[Exercise] Retype, word for word, the lines from the first line of the entries through the line that holds "from matplotlib.patches import Rectangle"; leave out the pictures.

** begin Provided material **

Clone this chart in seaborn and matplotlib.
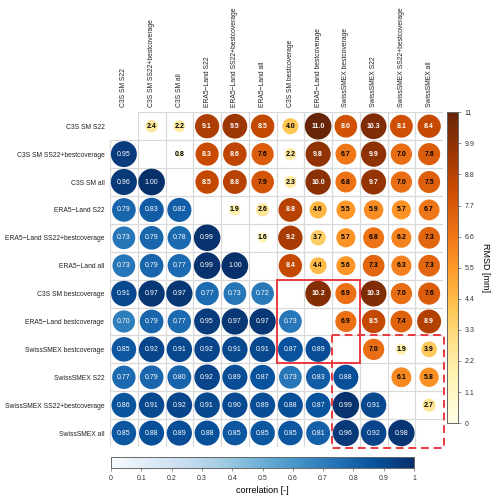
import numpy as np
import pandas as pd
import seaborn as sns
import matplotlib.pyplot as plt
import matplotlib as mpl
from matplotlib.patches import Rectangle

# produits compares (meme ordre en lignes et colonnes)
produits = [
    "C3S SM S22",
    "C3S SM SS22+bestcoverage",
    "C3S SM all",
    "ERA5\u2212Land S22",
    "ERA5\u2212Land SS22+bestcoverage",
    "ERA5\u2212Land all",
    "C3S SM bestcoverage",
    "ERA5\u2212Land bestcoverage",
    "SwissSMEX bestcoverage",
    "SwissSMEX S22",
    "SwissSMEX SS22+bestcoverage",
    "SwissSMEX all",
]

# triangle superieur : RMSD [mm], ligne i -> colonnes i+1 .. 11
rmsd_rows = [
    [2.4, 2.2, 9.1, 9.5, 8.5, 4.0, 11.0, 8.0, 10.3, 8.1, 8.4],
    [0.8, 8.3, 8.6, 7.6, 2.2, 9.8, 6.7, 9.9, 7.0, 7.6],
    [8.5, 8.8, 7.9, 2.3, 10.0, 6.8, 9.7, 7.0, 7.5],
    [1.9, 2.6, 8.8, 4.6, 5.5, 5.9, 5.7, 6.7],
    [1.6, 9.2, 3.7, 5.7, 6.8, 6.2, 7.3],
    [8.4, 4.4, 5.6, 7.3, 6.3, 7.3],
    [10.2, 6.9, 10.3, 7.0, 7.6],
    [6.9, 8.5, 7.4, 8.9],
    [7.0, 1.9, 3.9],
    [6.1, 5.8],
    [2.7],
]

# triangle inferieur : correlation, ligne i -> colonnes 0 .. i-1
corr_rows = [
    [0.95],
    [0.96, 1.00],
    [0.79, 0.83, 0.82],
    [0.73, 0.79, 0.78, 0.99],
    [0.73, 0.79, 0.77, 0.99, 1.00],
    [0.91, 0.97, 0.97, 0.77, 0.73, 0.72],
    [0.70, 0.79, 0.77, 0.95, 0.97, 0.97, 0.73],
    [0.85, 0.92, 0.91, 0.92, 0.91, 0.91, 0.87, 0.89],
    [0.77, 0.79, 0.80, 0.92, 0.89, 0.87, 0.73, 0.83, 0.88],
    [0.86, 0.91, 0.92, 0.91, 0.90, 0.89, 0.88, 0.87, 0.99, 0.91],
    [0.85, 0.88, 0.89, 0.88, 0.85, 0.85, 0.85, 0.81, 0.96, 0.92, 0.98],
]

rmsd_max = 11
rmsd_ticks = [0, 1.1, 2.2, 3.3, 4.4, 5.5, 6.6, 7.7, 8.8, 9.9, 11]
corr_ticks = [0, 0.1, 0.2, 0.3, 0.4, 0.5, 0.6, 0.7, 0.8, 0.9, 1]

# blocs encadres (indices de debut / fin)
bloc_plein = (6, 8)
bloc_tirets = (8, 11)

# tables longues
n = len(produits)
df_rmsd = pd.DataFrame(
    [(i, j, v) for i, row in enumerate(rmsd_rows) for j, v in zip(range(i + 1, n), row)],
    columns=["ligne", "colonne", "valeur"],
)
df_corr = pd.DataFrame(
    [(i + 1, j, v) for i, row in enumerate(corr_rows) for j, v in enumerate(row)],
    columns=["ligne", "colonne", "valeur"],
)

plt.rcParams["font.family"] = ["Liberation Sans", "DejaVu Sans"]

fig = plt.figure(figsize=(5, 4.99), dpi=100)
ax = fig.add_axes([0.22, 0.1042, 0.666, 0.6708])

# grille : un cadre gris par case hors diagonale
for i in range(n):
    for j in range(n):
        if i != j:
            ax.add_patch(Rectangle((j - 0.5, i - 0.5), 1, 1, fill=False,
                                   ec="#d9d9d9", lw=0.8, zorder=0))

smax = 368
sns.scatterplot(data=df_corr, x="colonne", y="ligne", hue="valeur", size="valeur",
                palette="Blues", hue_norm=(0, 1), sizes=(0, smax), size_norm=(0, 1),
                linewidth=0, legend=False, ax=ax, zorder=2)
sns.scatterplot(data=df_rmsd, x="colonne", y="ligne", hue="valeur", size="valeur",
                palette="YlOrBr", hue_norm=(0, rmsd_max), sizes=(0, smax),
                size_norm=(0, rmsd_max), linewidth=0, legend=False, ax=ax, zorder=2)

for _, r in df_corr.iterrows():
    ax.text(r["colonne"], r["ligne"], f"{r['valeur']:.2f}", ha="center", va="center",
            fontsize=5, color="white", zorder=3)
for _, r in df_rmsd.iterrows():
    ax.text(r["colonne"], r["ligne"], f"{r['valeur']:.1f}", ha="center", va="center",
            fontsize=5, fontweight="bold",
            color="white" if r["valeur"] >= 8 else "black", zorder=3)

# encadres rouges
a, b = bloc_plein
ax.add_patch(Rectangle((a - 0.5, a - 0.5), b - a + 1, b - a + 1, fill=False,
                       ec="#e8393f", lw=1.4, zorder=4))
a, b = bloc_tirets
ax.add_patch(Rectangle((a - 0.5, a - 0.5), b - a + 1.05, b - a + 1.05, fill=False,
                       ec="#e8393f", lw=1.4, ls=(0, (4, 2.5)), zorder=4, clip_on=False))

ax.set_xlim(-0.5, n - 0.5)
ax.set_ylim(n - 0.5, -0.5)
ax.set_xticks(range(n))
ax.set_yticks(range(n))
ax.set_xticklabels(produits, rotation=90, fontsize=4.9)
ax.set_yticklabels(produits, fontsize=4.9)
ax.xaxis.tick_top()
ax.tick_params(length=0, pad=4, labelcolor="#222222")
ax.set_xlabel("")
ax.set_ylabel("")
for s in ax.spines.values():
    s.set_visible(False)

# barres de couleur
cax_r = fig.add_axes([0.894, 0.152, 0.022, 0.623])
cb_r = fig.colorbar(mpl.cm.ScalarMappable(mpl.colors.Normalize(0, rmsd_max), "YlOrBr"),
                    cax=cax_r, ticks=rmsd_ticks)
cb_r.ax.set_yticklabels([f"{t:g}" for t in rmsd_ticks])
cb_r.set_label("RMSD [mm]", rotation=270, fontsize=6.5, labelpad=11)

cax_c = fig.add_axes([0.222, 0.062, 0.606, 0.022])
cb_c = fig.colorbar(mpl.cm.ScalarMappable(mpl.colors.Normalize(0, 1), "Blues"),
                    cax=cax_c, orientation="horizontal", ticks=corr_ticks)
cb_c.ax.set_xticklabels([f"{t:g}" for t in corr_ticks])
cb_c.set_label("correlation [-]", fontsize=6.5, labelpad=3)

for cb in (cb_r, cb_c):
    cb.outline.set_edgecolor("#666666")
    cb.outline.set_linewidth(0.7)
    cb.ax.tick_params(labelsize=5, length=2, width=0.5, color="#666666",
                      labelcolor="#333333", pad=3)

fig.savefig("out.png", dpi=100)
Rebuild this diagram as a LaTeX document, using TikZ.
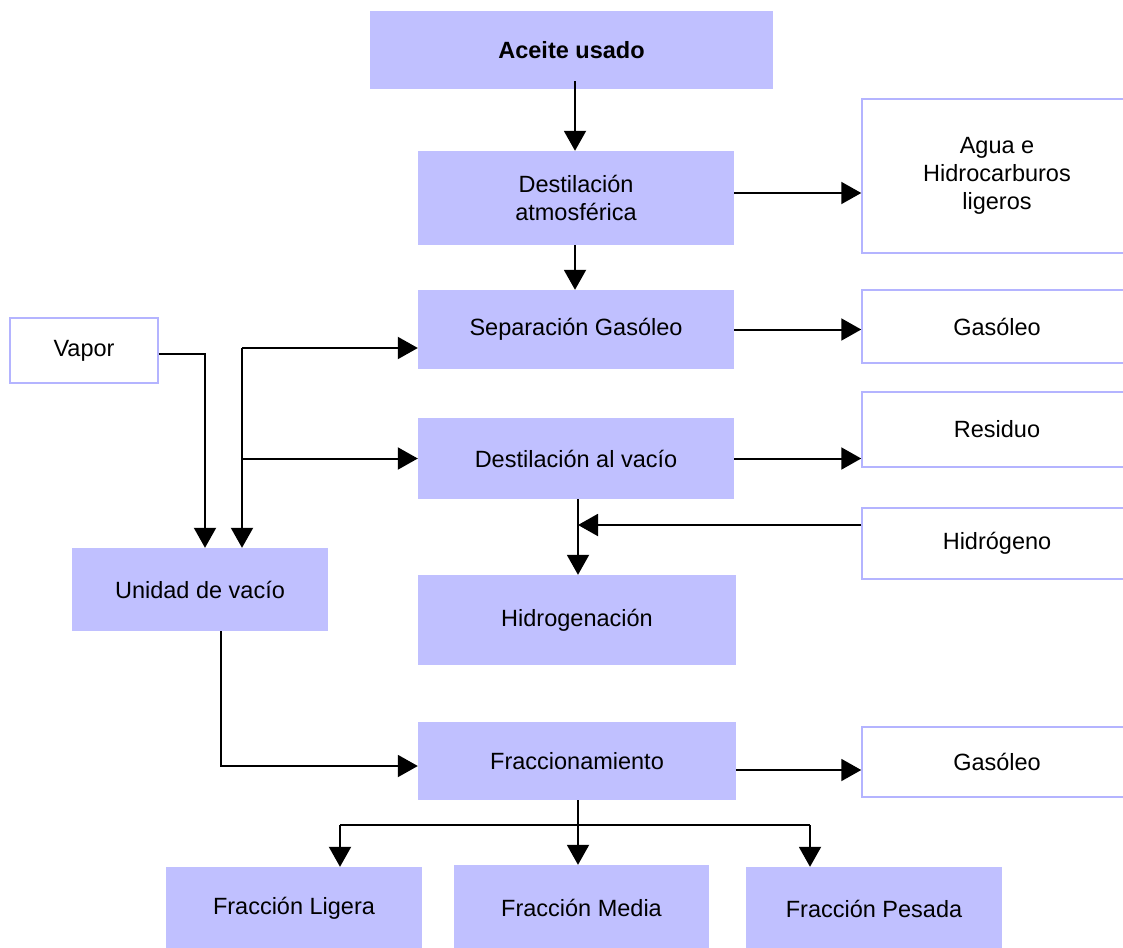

** end Provided material **

[Finished exercise]
Clone this chart in seaborn and matplotlib.
import numpy as np
import pandas as pd
import seaborn as sns
import matplotlib.pyplot as plt
import matplotlib as mpl
from matplotlib.patches import Rectangle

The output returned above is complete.